The RP has to always check certificates before accepting identity assertions. Attackers can forge certificates and phish subscribers in an attempt to impersonate them.
SAML is not well-suited for use when the RP is a mobile or desktop application. Additionally, SAML does not provide a good means for protecting APIs. These limitations should be considered when choosing a product family.
Different OAuth grant types or “flows” are appropriate for different kinds of applications at different FALs.
The authorization code flow is a back-channel presentation mechanism and ought to be used whenever possible, particularly for web server, native, or mobile applications. It is the most common and most secure way to implement OAuth, the underlying protocol of OpenID Connect. It can accommodate all three FALs depending on the exact configuration of the application. The authorization code flow makes use of back channel assertion presentation, which reduces the attack surface of the RP significantly by sending the assertion directly from the IdP to the RP without an intermediary party touching it. The RP ought to authenticate itself when presenting the authorization code to the IdP.
If the RP is a native or mobile application, it can use the PKCE extension or dynamic client registration to ensure that different copies of the client software can not impersonate each other at the IdP. The best current practices for OAuth 2 mobile applications specification provides additional guidance.
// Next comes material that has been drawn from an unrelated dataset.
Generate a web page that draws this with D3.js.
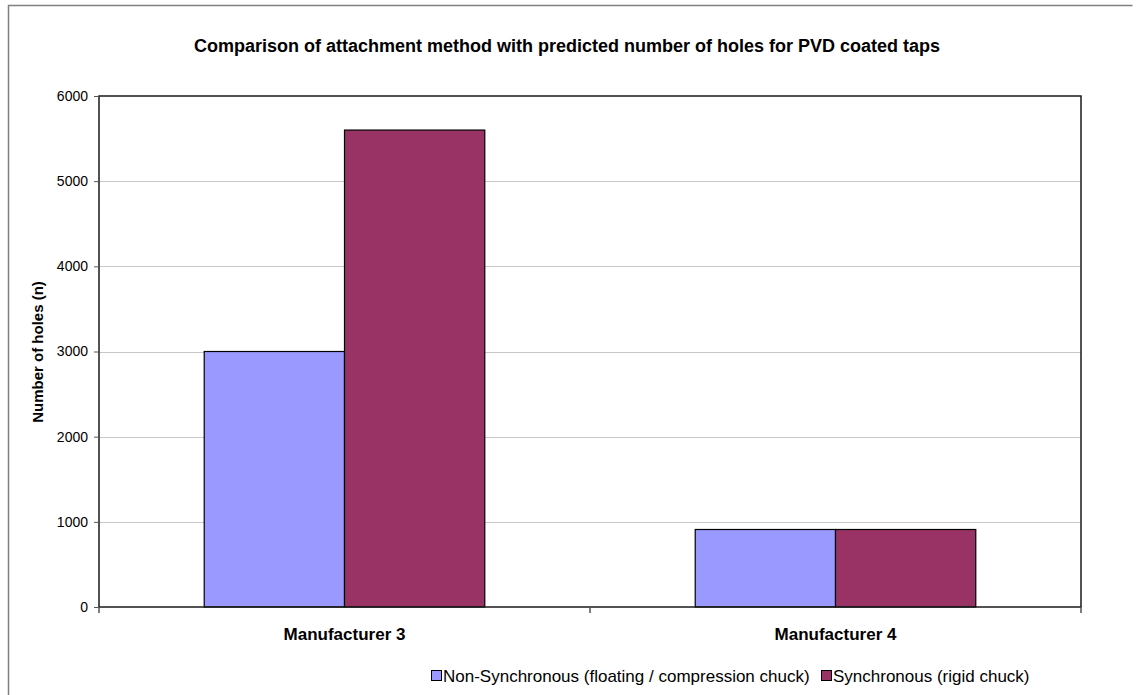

In-browser applications, sometimes known as Single Page Applications (SPAs), are particularly challenging. The implicit grant type is a front-channel presentation mechanism and is applicable for applications which are implemented entirely in front-end code and have the capability to store secrets outside of the subscriber’s web browser. However, best current practice is to use PKCE and the authorization code grant type for an SPA, or to use the OIDC hybrid flows to protect information. Best practices for these applications are currently under development by the OAuth working group in draft-ietf-oauth-browser-based-apps.
The lack of ability to store secrets means that these sorts of applications can usually only function at FAL1 because they have no method of private key management which would enable encryption of identity assertions. Modern browsers could allow a dynamic registration of the SPA and an in-browser protected keypair, but this is not a common deployment pattern at this time.
The client credentials and resource owner credentials grant types are not allowed at any FAL.